Just get a 30" monitor with 2560 * 1600 resolution and sit back several feet and FSAA just won't matter much at all.
Anyhow I think doing just about anything proprietary on an open platform is a bad way of doing business. What ever happened to Glide and 3Dfx? Let Nvidia and their Cuda simply fall off a cliff since the future will bring a better way of doing things anyhow. I've supported ATI for a long time now and have not bought a Nvidia video card since my 8800 GTX. I remember the first AMD Athlon and what it stood for. It meant that some other people existed out there that could do the same thing as the current king of the hill and do it at a better value and do it with creative thinking and a better product.
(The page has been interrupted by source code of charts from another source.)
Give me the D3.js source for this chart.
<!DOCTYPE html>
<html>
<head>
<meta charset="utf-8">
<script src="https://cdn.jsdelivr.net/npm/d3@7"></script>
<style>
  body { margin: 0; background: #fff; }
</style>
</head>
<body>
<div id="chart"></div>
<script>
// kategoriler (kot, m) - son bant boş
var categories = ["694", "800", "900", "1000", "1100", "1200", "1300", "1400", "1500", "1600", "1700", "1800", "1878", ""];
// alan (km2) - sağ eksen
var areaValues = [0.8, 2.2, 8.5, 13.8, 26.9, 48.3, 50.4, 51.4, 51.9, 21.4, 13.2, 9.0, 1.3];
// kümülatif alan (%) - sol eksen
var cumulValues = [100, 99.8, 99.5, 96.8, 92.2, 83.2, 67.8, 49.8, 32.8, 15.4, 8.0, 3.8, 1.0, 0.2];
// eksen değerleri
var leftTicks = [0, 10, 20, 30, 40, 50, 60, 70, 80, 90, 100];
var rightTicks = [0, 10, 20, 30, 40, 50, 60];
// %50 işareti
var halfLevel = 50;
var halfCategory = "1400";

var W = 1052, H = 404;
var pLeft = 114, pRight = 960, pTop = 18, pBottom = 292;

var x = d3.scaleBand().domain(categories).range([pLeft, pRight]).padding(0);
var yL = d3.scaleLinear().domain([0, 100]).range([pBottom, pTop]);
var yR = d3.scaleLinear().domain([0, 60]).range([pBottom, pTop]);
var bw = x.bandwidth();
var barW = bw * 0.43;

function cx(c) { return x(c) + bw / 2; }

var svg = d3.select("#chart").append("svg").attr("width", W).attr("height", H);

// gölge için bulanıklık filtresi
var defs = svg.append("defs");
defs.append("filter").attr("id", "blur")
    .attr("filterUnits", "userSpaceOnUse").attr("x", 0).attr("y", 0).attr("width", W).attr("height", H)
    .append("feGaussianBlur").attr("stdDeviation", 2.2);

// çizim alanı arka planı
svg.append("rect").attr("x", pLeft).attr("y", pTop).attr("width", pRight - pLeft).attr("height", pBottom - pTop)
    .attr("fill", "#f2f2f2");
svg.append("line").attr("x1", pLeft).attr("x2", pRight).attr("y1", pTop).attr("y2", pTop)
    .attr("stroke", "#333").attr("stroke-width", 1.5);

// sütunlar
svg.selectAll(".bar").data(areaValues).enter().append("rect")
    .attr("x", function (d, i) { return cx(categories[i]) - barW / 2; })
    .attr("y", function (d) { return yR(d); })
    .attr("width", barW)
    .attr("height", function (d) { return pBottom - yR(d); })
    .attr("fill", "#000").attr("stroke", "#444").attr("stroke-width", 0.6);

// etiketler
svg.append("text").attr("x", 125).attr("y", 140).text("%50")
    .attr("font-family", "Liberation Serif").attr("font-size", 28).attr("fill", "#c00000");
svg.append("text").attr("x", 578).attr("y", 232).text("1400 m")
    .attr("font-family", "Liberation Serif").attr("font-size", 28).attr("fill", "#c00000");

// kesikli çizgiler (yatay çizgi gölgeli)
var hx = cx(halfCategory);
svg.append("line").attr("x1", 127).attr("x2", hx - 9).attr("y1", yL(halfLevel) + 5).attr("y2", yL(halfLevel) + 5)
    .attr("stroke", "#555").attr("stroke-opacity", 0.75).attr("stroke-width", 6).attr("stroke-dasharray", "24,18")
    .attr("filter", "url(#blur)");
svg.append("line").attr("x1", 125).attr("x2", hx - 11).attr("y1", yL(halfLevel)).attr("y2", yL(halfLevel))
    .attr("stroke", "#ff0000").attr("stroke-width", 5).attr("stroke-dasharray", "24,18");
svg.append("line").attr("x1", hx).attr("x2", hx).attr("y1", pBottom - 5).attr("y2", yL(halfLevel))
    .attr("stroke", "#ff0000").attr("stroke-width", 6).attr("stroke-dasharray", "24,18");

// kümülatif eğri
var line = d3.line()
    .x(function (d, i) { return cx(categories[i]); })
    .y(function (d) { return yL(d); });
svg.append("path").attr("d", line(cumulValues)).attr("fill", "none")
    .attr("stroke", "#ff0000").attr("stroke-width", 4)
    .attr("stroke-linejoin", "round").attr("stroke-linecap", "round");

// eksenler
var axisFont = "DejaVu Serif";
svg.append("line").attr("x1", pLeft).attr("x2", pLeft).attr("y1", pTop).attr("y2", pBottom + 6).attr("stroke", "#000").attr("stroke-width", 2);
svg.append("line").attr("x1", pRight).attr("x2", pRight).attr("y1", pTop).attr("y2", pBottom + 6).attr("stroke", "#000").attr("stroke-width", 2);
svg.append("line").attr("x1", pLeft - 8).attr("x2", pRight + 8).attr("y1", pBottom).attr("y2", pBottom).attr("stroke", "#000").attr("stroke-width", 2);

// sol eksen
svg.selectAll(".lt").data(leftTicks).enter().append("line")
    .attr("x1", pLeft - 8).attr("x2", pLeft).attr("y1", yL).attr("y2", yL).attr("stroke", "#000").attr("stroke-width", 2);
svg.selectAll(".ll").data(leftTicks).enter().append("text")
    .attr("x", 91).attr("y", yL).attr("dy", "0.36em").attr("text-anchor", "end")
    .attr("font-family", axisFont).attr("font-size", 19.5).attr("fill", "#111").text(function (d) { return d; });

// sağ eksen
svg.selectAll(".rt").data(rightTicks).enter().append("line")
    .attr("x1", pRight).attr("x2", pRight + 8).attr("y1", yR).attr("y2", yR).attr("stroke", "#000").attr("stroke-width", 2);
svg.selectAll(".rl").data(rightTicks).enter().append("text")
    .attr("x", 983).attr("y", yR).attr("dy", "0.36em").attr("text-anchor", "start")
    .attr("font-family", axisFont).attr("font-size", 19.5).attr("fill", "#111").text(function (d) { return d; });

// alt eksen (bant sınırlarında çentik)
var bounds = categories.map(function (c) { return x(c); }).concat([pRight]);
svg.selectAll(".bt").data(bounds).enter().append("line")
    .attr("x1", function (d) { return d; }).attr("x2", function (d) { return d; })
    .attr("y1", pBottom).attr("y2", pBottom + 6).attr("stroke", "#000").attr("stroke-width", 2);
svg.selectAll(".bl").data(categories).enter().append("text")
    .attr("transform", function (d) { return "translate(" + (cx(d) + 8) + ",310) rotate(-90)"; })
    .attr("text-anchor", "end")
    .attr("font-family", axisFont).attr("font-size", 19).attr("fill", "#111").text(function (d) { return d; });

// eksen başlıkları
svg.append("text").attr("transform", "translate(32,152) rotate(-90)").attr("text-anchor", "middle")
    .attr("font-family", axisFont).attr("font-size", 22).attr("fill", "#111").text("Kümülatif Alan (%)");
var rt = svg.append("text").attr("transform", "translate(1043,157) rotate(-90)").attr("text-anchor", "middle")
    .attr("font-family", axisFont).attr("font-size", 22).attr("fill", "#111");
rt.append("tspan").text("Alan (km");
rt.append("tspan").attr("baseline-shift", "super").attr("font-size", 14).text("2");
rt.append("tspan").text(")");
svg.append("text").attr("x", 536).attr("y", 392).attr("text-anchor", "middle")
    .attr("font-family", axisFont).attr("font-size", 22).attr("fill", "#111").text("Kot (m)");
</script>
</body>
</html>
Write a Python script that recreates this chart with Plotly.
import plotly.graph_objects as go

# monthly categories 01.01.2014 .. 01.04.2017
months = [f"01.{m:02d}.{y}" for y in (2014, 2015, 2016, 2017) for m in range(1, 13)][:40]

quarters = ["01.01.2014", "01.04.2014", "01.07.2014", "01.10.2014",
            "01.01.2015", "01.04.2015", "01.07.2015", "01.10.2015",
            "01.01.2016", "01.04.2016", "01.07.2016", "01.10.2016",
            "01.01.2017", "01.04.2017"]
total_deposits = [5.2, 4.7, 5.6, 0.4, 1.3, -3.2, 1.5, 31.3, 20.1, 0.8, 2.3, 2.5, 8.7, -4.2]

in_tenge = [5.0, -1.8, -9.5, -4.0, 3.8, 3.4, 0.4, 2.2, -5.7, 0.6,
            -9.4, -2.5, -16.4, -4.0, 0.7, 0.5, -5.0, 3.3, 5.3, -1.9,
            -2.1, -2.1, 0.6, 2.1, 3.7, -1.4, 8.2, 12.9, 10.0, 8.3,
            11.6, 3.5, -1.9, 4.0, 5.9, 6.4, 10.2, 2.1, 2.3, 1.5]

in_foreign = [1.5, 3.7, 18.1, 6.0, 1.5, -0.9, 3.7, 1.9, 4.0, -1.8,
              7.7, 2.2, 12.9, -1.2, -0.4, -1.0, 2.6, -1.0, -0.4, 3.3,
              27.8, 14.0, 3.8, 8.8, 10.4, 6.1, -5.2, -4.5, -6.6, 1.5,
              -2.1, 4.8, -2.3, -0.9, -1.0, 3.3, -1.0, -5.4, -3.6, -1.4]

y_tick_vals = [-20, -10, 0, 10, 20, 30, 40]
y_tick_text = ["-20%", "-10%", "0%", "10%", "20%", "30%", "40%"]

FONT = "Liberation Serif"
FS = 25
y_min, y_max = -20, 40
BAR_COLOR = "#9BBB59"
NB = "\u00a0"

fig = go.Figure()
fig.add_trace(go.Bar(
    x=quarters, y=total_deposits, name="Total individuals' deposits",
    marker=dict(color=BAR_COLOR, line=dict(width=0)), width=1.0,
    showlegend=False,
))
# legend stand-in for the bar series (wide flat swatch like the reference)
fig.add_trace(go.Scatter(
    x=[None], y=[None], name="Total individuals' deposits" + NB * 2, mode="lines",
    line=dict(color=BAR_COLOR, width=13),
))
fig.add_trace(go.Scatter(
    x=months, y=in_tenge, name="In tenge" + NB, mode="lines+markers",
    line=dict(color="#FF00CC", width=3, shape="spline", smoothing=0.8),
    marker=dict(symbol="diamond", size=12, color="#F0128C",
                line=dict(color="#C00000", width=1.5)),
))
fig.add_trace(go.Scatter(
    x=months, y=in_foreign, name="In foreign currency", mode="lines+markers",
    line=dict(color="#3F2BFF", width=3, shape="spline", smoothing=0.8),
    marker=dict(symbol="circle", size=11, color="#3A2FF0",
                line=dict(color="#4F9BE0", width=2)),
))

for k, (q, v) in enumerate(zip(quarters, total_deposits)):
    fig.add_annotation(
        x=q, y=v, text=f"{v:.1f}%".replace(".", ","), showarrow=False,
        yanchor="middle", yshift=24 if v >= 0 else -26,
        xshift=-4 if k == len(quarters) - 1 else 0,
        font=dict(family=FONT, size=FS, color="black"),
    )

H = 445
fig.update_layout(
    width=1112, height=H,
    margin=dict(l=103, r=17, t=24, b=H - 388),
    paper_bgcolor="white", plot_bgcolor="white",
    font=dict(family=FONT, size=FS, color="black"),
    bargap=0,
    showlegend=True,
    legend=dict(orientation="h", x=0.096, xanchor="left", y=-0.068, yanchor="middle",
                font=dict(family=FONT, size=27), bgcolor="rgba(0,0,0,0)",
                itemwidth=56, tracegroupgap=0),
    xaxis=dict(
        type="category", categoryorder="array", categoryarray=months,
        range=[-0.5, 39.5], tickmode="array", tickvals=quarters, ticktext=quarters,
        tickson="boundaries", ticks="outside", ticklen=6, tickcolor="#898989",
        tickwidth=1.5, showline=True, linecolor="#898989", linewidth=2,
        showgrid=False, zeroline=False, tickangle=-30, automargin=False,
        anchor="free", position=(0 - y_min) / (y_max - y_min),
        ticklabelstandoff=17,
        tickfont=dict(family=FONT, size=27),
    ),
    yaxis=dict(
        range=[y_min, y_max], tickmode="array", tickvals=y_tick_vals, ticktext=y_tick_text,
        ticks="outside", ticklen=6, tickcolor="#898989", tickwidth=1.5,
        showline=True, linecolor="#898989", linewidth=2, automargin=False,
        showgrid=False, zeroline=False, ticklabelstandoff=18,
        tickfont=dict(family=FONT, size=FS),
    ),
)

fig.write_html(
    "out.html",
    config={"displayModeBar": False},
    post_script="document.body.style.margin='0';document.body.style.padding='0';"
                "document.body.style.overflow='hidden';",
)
I think ATI/AMD is doing that again right now especially on the graphics front and the way games like Crysis and the likes seem to want to sleep only with Nvidia hardware makes me angry. I'll probably still buy Arkham Asylum but there is no way in hell I'm gonna buy an Nvidia GPU to see FSAA done the "right" way. :toast:
i hate gaming without AA, its the whole reason i have overkill graphics cards. the engine supports it, its just that on nvidia card DX10 rendering is normally required to use it.
ATI could always run it, with a few odd glitches when HDR was used at the same time.
www.pcbuyersguide.co.za/showthread.php?t=6757
all thats happened here, is that nvidia took tweaking to get it to work and ATI didnt, but instead of just letting ATI run they "hid" the option to make their sponsors look better.
I definitely wont be buying this game due to this bullshit. I was planning on upgrading my folding rigs (2 of them) to 260/216's but thats not going to happen either. I hope Stanford gets the ATi clients right and us ATi guys will finally be able to see some decent PPD associated with our hardware.